Iraq authorities said the tragedy - which risks inflaming sectarian tensions in the country - was a "terrorist" act by toppled ruler Saddam Hussein's loyalists and al-Qaida frontman in Iraq, Abu Musab al-Zarqawi.

Yesterday a little known Sunni group said it was behind the mortar attacks that killed at least seven people in Iraq, before the stampede. "The Mujahideen (holy fighters) this morning attacked ... the nest of rejectionist (Shi'ite) apostates in the Kadhimiya area with mortars and Katyusha (rockets)," Jaysh al-Taefa al-Mansura (Army of the Victorious Sect) said in an Internet statement. The statement was posted on a Web site that often carries postings from al Qaeda in Iraq and other insurgents. After the mortar attack, whether by malicious design or simple panic, a warning from within the crowd of a suicide bomber among them sparked a rush for safety that proved illusory.

Some witnesses blamed poor organisation for the death toll. Whatever sparked the rush for safety, the fear that a bomber might be on the loose was well grounded after previous attacks on Shi'ite religious events in the past two years.
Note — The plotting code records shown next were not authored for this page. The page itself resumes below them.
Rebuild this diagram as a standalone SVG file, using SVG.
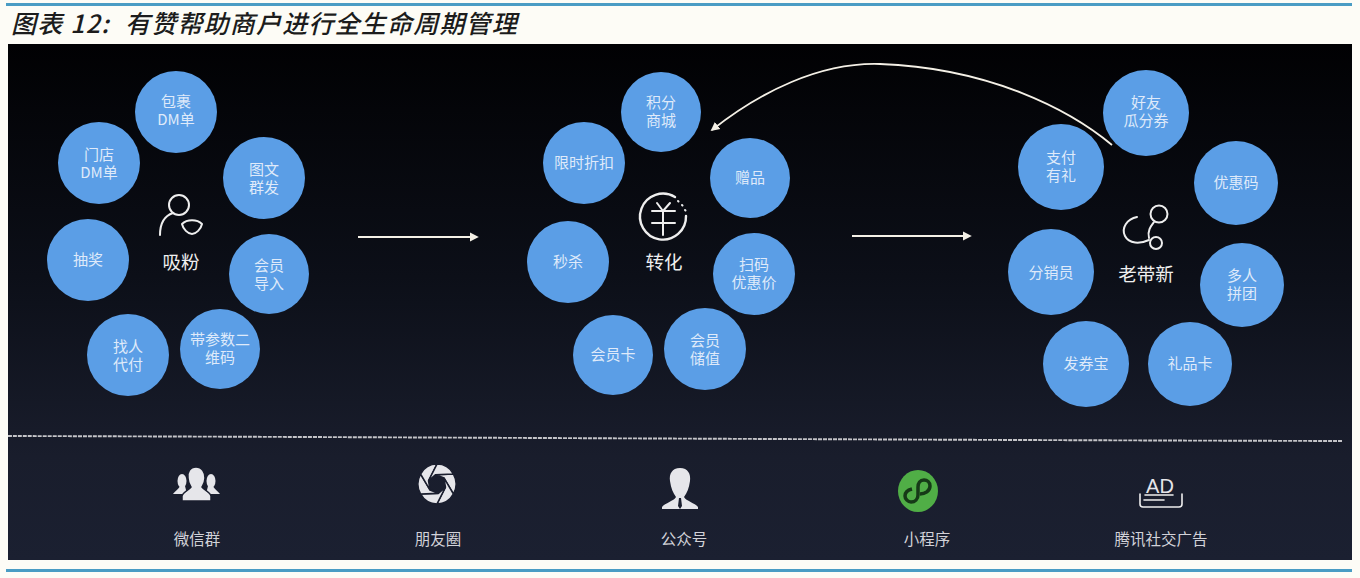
<svg xmlns="http://www.w3.org/2000/svg" width="1360" height="578" viewBox="0 0 1360 578">
<style>
text{font-family:"Noto Sans CJK SC","Liberation Sans",sans-serif}
.b{fill:#5b9ee6}
.t{fill:#dfeafa;font-size:15px;text-anchor:middle}
.c{fill:#efefef;font-size:18.500px;text-anchor:middle}
.l{fill:#d2d2d8;font-size:15.500px;text-anchor:middle}
.i{fill:none;stroke:#eeeeee;stroke-width:2;stroke-linecap:round;stroke-linejoin:round}
.s{fill:#e6e6ea}
.a{fill:none;stroke:#f4f0e6;stroke-width:1.800}
</style>
<defs>
<linearGradient id="bg" x1="0" y1="0" x2="0" y2="1"><stop offset="0" stop-color="#010103"/><stop offset="0.45" stop-color="#0c0f18"/><stop offset="0.8" stop-color="#191d2c"/><stop offset="1" stop-color="#1b2031"/></linearGradient>
<marker id="ah" markerWidth="6" markerHeight="6" refX="4" refY="3" orient="auto"><path d="M0,0.500L5,3L0,5.500z" fill="#f4f0e6"/></marker>
<path id="blade" d="M16.450,-9.500A19,19 0 0 1 16.450,9.500L6.900,-5.800L-1.600,-8.900z" fill="#e6e6ea" stroke="#1a1e2e" stroke-width="1.500"/>
</defs>
<rect width="1360" height="578" fill="#fdfcf6"/>
<rect x="6" y="3" width="1346" height="3" fill="#4a9cc4"/>
<text y="33" font-size="25" font-style="italic" font-weight="500" fill="#1c1c1c" letter-spacing="1.200"><tspan x="11">图表 12:</tspan><tspan x="125">有赞帮助商户进行全生命周期管理</tspan></text>
<rect x="8" y="44" width="1344" height="516" fill="url(#bg)"/>
<rect x="6" y="569" width="1346" height="3" fill="#4a9cc4"/>

<g id="connectors">
<path class="a" d="M358,237H477" marker-end="url(#ah)"/>
<path class="a" d="M852,236H970" marker-end="url(#ah)"/>
<path class="a" d="M1112,145C1070,110 990,68 880,64C820,62 760,92 712,130" marker-end="url(#ah)"/>
<path d="M8,436C400,437 900,440 1343,441" fill="none" stroke="#c4c4c8" stroke-width="1.900" stroke-dasharray="4 1"/>
</g>

<g id="n1"><circle class="b" cx="176" cy="112" r="41"/><text class="t" x="176" y="107"><tspan x="176">包裹</tspan><tspan x="176" dy="18">DM单</tspan></text></g>
<g id="n2"><circle class="b" cx="99" cy="163" r="41"/><text class="t" x="99" y="160"><tspan x="99">门店</tspan><tspan x="99" dy="18">DM单</tspan></text></g>
<g id="n3"><circle class="b" cx="264" cy="178" r="41"/><text class="t" x="264" y="175"><tspan x="264">图文</tspan><tspan x="264" dy="18">群发</tspan></text></g>
<g id="n4"><circle class="b" cx="88" cy="260" r="41"/><text class="t" x="88" y="265">抽奖</text></g>
<g id="n5"><circle class="b" cx="269" cy="274" r="40"/><text class="t" x="269" y="271"><tspan x="269">会员</tspan><tspan x="269" dy="18">导入</tspan></text></g>
<g id="n6"><circle class="b" cx="128" cy="355" r="41"/><text class="t" x="128" y="352"><tspan x="128">找人</tspan><tspan x="128" dy="18">代付</tspan></text></g>
<g id="n7"><circle class="b" cx="220" cy="349" r="40"/><text class="t" x="220" y="345"><tspan x="220">带参数二</tspan><tspan x="220" dy="18">维码</tspan></text></g>
<g id="c1">
<circle class="i" cx="179" cy="205" r="10"/><path class="i" d="M160,235C160,223 164,216 173,213"/><path class="i" d="M182,224C187,219 197,219 202,224C201,229 196,234 192,234C188,234 183,229 182,224z"/>
<text class="c" x="181" y="269">吸粉</text></g>

<g id="n8"><circle class="b" cx="661" cy="112" r="40"/><text class="t" x="661" y="108"><tspan x="661">积分</tspan><tspan x="661" dy="18">商城</tspan></text></g>
<g id="n9"><circle class="b" cx="584" cy="163" r="41"/><text class="t" x="584" y="168">限时折扣</text></g>
<g id="n10"><circle class="b" cx="750" cy="178" r="40"/><text class="t" x="750" y="183">赠品</text></g>
<g id="n11"><circle class="b" cx="568" cy="262" r="41"/><text class="t" x="568" y="267">秒杀</text></g>
<g id="n12"><circle class="b" cx="754" cy="274" r="41"/><text class="t" x="754" y="270"><tspan x="754">扫码</tspan><tspan x="754" dy="18">优惠价</tspan></text></g>
<g id="n13"><circle class="b" cx="613" cy="355" r="40"/><text class="t" x="613" y="360">会员卡</text></g>
<g id="n14"><circle class="b" cx="705" cy="349" r="41"/><text class="t" x="705" y="346"><tspan x="705">会员</tspan><tspan x="705" dy="18">储值</tspan></text></g>
<g id="c2">
<path class="i" d="M675,197A23,23 0 1 0 686,216" style="stroke-width:2.400"/><path class="i" d="M678,201l.5,.5M682,205l.5,.5M685,210l.5,.5"/>
<path class="i" d="M657,203L663,211L670,203M652,211H675M652,223H675M663,211V235"/>
<text class="c" x="664" y="269">转化</text></g>

<g id="n15"><circle class="b" cx="1146" cy="113" r="43"/><text class="t" x="1146" y="108"><tspan x="1146">好友</tspan><tspan x="1146" dy="18">瓜分券</tspan></text></g>
<g id="n16"><circle class="b" cx="1061" cy="167" r="43"/><text class="t" x="1061" y="163"><tspan x="1061">支付</tspan><tspan x="1061" dy="18">有礼</tspan></text></g>
<g id="n17"><circle class="b" cx="1236" cy="183" r="42"/><text class="t" x="1236" y="188">优惠码</text></g>
<g id="n18"><circle class="b" cx="1051" cy="272" r="43"/><text class="t" x="1051" y="278">分销员</text></g>
<g id="n19"><circle class="b" cx="1242" cy="285" r="42"/><text class="t" x="1242" y="281"><tspan x="1242">多人</tspan><tspan x="1242" dy="18">拼团</tspan></text></g>
<g id="n20"><circle class="b" cx="1086" cy="364" r="43"/><text class="t" x="1086" y="369">发券宝</text></g>
<g id="n21"><circle class="b" cx="1190" cy="364" r="42"/><text class="t" x="1190" y="369">礼品卡</text></g>
<g id="c3">
<circle class="i" cx="1159" cy="214" r="8.500"/><circle class="i" cx="1156" cy="243" r="6"/>
<path class="i" d="M1137,217C1127,219 1121,228 1125,236C1129,244 1140,244 1149,240M1149,238C1147,231 1151,226 1154,222"/>
<text class="c" x="1146" y="281">老带新</text></g>

<g id="e1">
<ellipse class="s" cx="182" cy="481" rx="4.500" ry="7"/><path class="s" d="M173,494C175,491 179,489 180,486H185L187,494z"/>
<ellipse class="s" cx="211" cy="481" rx="4.500" ry="7"/><path class="s" d="M220,494C218,491 214,489 213,486H208L206,494z"/>
<path class="s" stroke="#1a1e2e" stroke-width="1.500" d="M196,467C190,467 187,472 188,478C188,482 190,485 191,487C189,490 183,492 182,496V501H211V496C210,492 204,490 202,487C203,485 205,482 205,478C205,472 202,467 196,467z"/>
<text class="l" x="197" y="545">微信群</text></g>
<g id="e2"><g transform="translate(437,484) scale(1,1.050)"><use href="#blade"/><use href="#blade" transform="rotate(60)"/><use href="#blade" transform="rotate(120)"/><use href="#blade" transform="rotate(180)"/><use href="#blade" transform="rotate(240)"/><use href="#blade" transform="rotate(300)"/></g><text class="l" x="438" y="545">朋友圈</text></g>
<g id="e3"><path class="s" d="M680,468C672,468 669,474 670,481C671,488 673,493 676,497C674,501 665,503 662,507V509H698V507C695,503 686,501 684,497C687,493 689,488 690,481C691,474 688,468 680,468z"/><path d="M679,498H681L682,506L680,509L678,506z" fill="#1a1e2e"/><text class="l" x="684" y="545">公众号</text></g>
<g id="e4"><ellipse cx="918" cy="491" rx="20" ry="21" fill="#50ae46"/><path d="M920,494C925,494 930,491 930,486C930,482 927,480 924,480C920,480 918,483 918,487V495C918,499 915,502 911,502C908,502 905,499 905,496C905,492 908,490 912,489" fill="none" stroke="#163a17" stroke-width="3.500"/><text class="l" x="927" y="545">小程序</text></g>
<g id="e5"><text x="1160" y="493" fill="#e6e6ea" font-size="20" text-anchor="middle" style="font-family:'Liberation Sans',sans-serif">AD</text><path class="i" d="M1145,495H1173M1144,500H1164" style="stroke-width:1.600"/><path class="i" d="M1140,494V504Q1140,507 1143,507H1179Q1182,507 1182,504V494" style="stroke-width:1.600"/><text class="l" x="1161" y="545">腾讯社交广告</text></g>
</svg>
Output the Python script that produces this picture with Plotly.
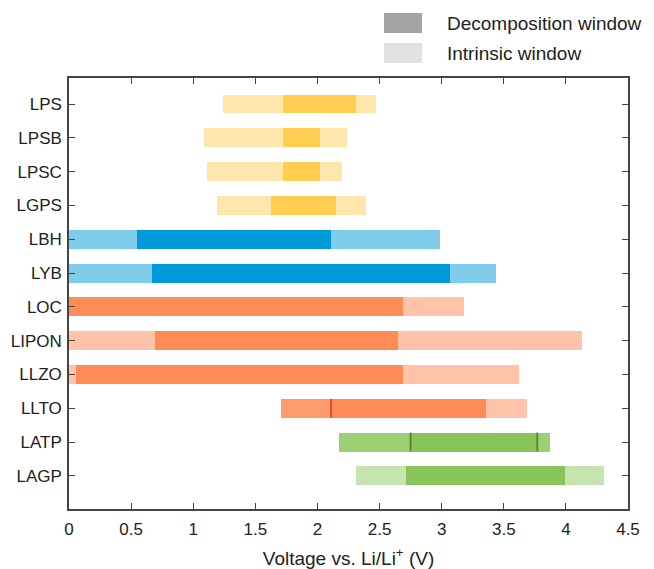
import plotly.graph_objects as go

# ---- data ----
materials = ["LPS", "LPSB", "LPSC", "LGPS", "LBH", "LYB", "LOC", "LIPON", "LLZO", "LLTO", "LATP", "LAGP"]
intrinsic_lo = [1.24, 1.09, 1.11, 1.19, 0.0, 0.0, 0.0, 0.0, 0.0, 1.71, 2.17, 2.31]
intrinsic_hi = [2.47, 2.24, 2.20, 2.39, 2.99, 3.44, 3.18, 4.13, 3.62, 3.69, 3.87, 4.31]
decomp_lo = [1.72, 1.72, 1.72, 1.63, 0.55, 0.67, 0.0, 0.69, 0.06, 2.11, 2.75, 2.71]
decomp_hi = [2.31, 2.02, 2.02, 2.15, 2.11, 3.07, 2.69, 2.65, 2.69, 3.36, 3.77, 3.99]
# extra mid-tone segment (LLTO)
mid_material = ["LLTO"]
mid_lo = [1.71]
mid_hi = [2.11]
# marker lines at decomposition boundaries
marker_material = ["LLTO", "LATP", "LATP"]
marker_v = [2.11, 2.75, 3.77]
x_ticks = [0, 0.5, 1, 1.5, 2, 2.5, 3, 3.5, 4, 4.5]

# ---- styles ----
light = {"LPS": "#FFE6AC", "LPSB": "#FFE6AC", "LPSC": "#FFE6AC", "LGPS": "#FFE6AC",
         "LBH": "#80CCEB", "LYB": "#80CCEB",
         "LOC": "#FFC3AA", "LIPON": "#FFC3AA", "LLZO": "#FFC3AA", "LLTO": "#FFC3AA",
         "LATP": "#9DCF75", "LAGP": "#C6E4B0"}
dark = {"LPS": "#FFCD4F", "LPSB": "#FFCD4F", "LPSC": "#FFCD4F", "LGPS": "#FFCD4F",
        "LBH": "#0099D9", "LYB": "#0099D9",
        "LOC": "#FF8B56", "LIPON": "#FF8B56", "LLZO": "#FF8B56", "LLTO": "#FF8B56",
        "LATP": "#88C45A", "LAGP": "#88C45A"}
mid_color = {"LLTO": "#FF9A6D"}
line_color = {"LLTO": "#D84A2A", "LATP": "#5B8A2E"}
BW = 0.56
FONT = "Liberation Sans, Arial, sans-serif"

ypos = {m: i for i, m in enumerate(materials)}
fig = go.Figure()

fig.add_trace(go.Bar(
    y=[ypos[m] for m in materials],
    x=[h - l for l, h in zip(intrinsic_lo, intrinsic_hi)],
    base=intrinsic_lo, orientation="h", width=BW,
    marker=dict(color=[light[m] for m in materials], line=dict(width=0)),
    showlegend=False, hoverinfo="skip"))

fig.add_trace(go.Bar(
    y=[ypos[m] for m in mid_material],
    x=[h - l for l, h in zip(mid_lo, mid_hi)],
    base=mid_lo, orientation="h", width=BW,
    marker=dict(color=[mid_color[m] for m in mid_material], line=dict(width=0)),
    showlegend=False, hoverinfo="skip"))

fig.add_trace(go.Bar(
    y=[ypos[m] for m in materials],
    x=[h - l for l, h in zip(decomp_lo, decomp_hi)],
    base=decomp_lo, orientation="h", width=BW,
    marker=dict(color=[dark[m] for m in materials], line=dict(width=0)),
    showlegend=False, hoverinfo="skip"))

for m, v in zip(marker_material, marker_v):
    fig.add_trace(go.Scatter(
        x=[v, v], y=[ypos[m] - BW / 2, ypos[m] + BW / 2], mode="lines",
        line=dict(color=line_color[m], width=2), showlegend=False, hoverinfo="skip"))

# manual legend (outside the plot area, top right)
legend_items = [("Decomposition window", "#A3A3A3", 1.1044, 1.1508, 1.1276),
                ("Intrinsic window", "#E1E1E1", 1.0348, 1.0812, 1.058)]
for name, col, y0, y1, yt in legend_items:
    fig.add_shape(type="rect", xref="paper", yref="paper",
                  x0=0.5635, x1=0.6315, y0=y0, y1=y1,
                  fillcolor=col, line=dict(width=0))
    fig.add_annotation(xref="paper", yref="paper", x=0.672, y=yt, text=name,
                       showarrow=False, xanchor="left", yanchor="middle",
                       font=dict(family=FONT, size=19, color="#222"))

axis_common = dict(showline=True, linecolor="#444", linewidth=1.5, mirror="ticks",
                   ticks="inside", ticklen=6, tickwidth=1.3, tickcolor="#444",
                   showgrid=False, zeroline=False,
                   tickfont=dict(family=FONT, size=17, color="#222"))

fig.update_layout(
    width=654, height=569,
    margin=dict(l=61, r=34, t=70, b=68),
    paper_bgcolor="white", plot_bgcolor="white",
    barmode="overlay", bargap=0,
    xaxis=dict(range=[0, 4.5], tickvals=x_ticks, ticktext=[f"{t:g}" for t in x_ticks],
               ticklabelstandoff=4, automargin=False,
               title=dict(text="Voltage vs. Li/Li<sup>+</sup> (V)", standoff=14,
                          font=dict(family=FONT, size=19, color="#222")),
               **axis_common),
    yaxis=dict(range=[11.98, -0.77], tickvals=list(range(len(materials))),
               ticktext=materials, ticklabelstandoff=2, automargin=False, **axis_common),
)

fig.write_html("out.html")
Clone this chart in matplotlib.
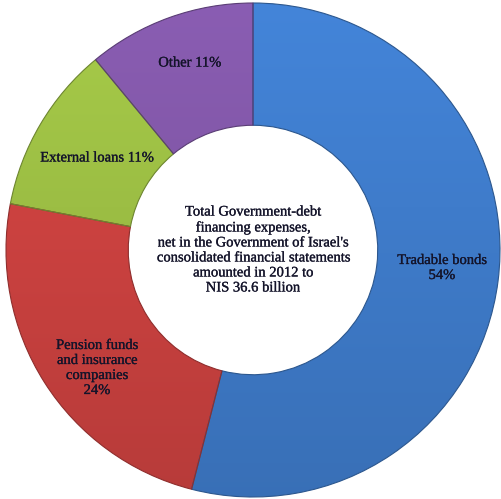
import numpy as np
import matplotlib.pyplot as plt
import matplotlib.patheffects as pe
from matplotlib.colors import to_rgb

# shares of government-debt financing expenses, 2012
labels = ['Tradable bonds\n54%', 'Pension funds\nand insurance\ncompanies\n24%',
          'External loans 11%', 'Other 11%']
shares = [54, 24, 11, 11]
colors = ['#3f7ccb', '#cc4240', '#9cbe44', '#8157a7']

center_text = ("Total Government-debt\nfinancing expenses,\n"
               "net in the Government of Israel's\nconsolidated financial statements\n"
               "amounted in 2012 to\nNIS 36.6 billion")

plt.rcParams['font.family'] = ['Liberation Serif', 'DejaVu Serif']

fig = plt.figure(figsize=(5.02, 4.99), dpi=100)
ax = fig.add_axes([0, 0, 1, 1])

R = 247.0
cx, cy = 253.0, 250.0
wedges, _ = ax.pie(shares, colors=colors, startangle=90, counterclock=False,
                   radius=1.0, wedgeprops=dict(width=0.495, linewidth=0.8))

# soft top-to-bottom shading on each slice
ramp = np.linspace(1.07, 0.9, 256)[:, None]
for w, c in zip(wedges, colors):
    rgb = np.array(to_rgb(c))
    img = np.clip(ramp[:, :, None] * rgb[None, None, :], 0, 1)
    img = np.repeat(img, 2, axis=1)
    im = ax.imshow(img, extent=(-1, 1, -1, 1), origin='upper', zorder=1.5,
                   aspect='auto', interpolation='bilinear')
    im.set_clip_path(w)
    w.set_edgecolor(tuple(rgb * 0.7))
    w.set_zorder(1.6)
    w.set_facecolor('none')

heavy = [pe.withStroke(linewidth=0.2, foreground='#14142a')]

# label positions (pixel positions on the 502x499 canvas)
label_pos = [(442, 268), (97, 368), (97, 158), (190, 63)]
for lab, (px, py) in zip(labels, label_pos):
    ax.text((px - cx) / R, (cy - py) / R, lab, ha='center', va='center',
            fontsize=10.5, color='#14142a', linespacing=1.2, zorder=3,
            path_effects=heavy)

ax.text(0, 0, center_text, ha='center', va='center', fontsize=10.5,
        color='#14142a', linespacing=1.2, zorder=3, path_effects=heavy)

ax.set_xlim(-cx / R, (502 - cx) / R)
ax.set_ylim(-(499 - cy) / R, cy / R)
ax.set_aspect('equal')
ax.axis('off')

fig.savefig('out.png', dpi=100)
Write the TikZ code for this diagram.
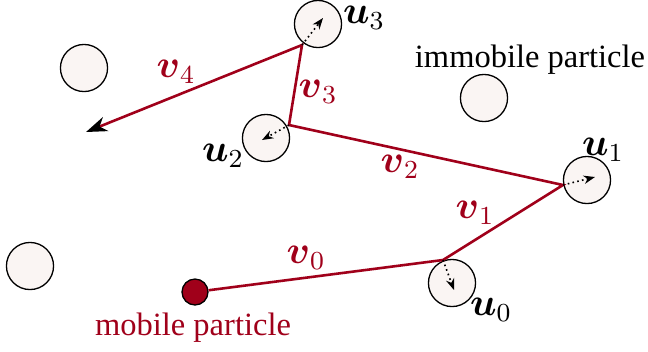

Health Minister Abdul Mutalib Mohammad Ali had blamed the interior and defence ministers for the crush on Wednesday.  Mr Jaafari said the ministers had done everything possible to ensure the pilgrims' security and criticised Mr Ali for making his remarks in public.  Iraqi Prime Minister Ibrahim Jaafari has dismissed calls for government ministers to resign.